A new study shows how future inhabitants of the Red Planet could run on either energy source, depending on where they set up camp.
SCIENCE FICTION AUTHORS like Ray Bradbury, Kim Stanley Robinson, Andy Weir, and the creators of The Expanse have long envisioned how people might one day assemble functioning settlements on Mars. Now that NASA and the European Space Agency aim to send astronauts to the Red Planet within the next 20 years, and SpaceX CEO Elon Musk has talked about sending humans there as well, it’s time to address the practical questions involved in making those visions a reality.
One of the biggest: What’s the most practical way to power future Mars colonies? The seemingly simple question took UC Berkeley engineering students Anthony Abel and Aaron Berliner four years of hard work to figure out.

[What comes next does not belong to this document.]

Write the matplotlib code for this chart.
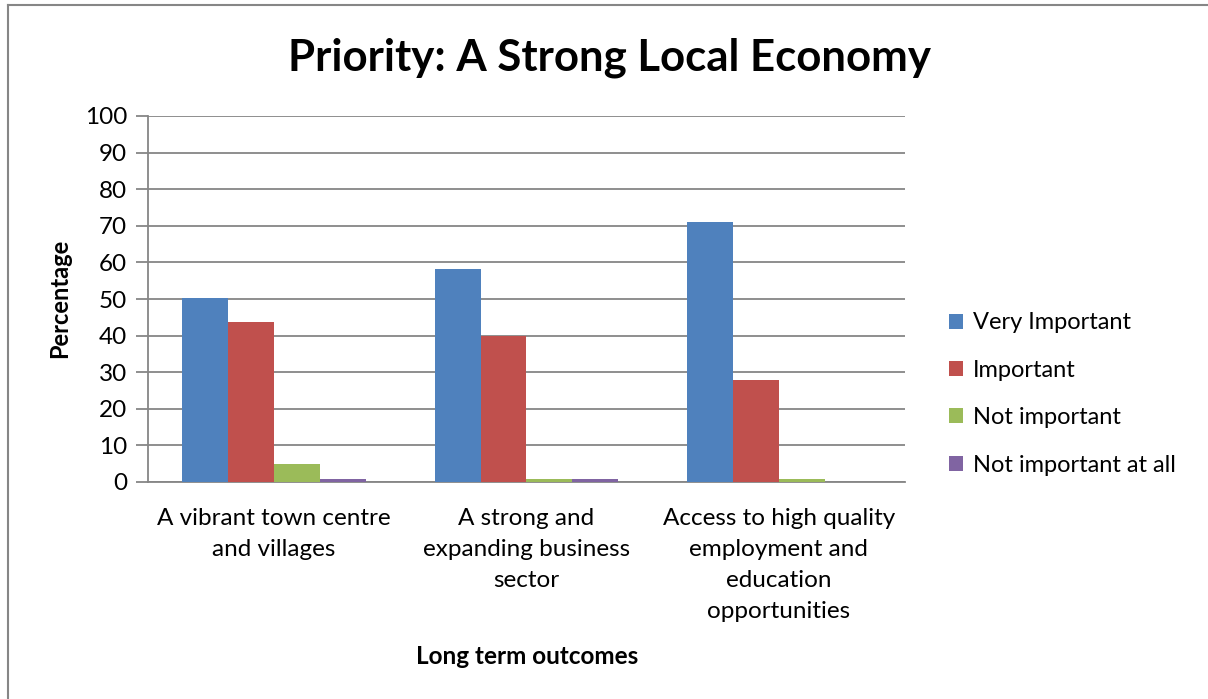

In findings published last week in Frontiers in Astronomy and Space Sciences, they and their colleagues argue that both solar and nuclear energy sources can provide enough power for long-term crewed missions—but astronauts will face certain limitations, including how much weighty equipment they can bring from faraway Earth, how much energy solar panels can glean once there, and how well they can store energy for when it’s not so sunny. “It depends where you are on Mars,” Abel says of their results. “Near the equator, solar seems to work better. And near the poles, nuclear works better.”
The engineers based their study on the energy options for a Martian habitat built for a six-person crew. For such a remote outpost, the first astronauts would have to bring almost everything they need with them, including the photovoltaic (PV) cells, battery stacks, and nuclear reactors needed to generate enough energy for them to survive. That means these crewed missions would be shaped by how much one can bring aboard a rocket—what Abel and Berliner refer to as “carry-along mass.” “Bringing stuff from Earth to Mars is really tough, and it’s really expensive, so you want to minimize it,” Abel says.
For their study, the engineers calculated how much energy the solar or nuclear options would generate and how much carry-along mass would be needed to produce that energy. In particular, they found that over about 50 percent of the Martian surface—especially near the equator, where many of the Mars rovers and landers have alighted so far—PV solar energy outperforms other solar alternatives and requires only around 8.3 tons of carry-along mass to power a six-person habitat, thanks to advances in lightweight solar panels. (Of the three solar energy options they tried, panels with electrolysis and compressed hydrogen storage were the most efficient.) That satisfies an estimated average power demand of about 40 kilowatts, used for things like heating, lighting and rover travel, and for producing oxygen for breathing, fertilizer for crop growth, and methane for rocket fuel for the return trip.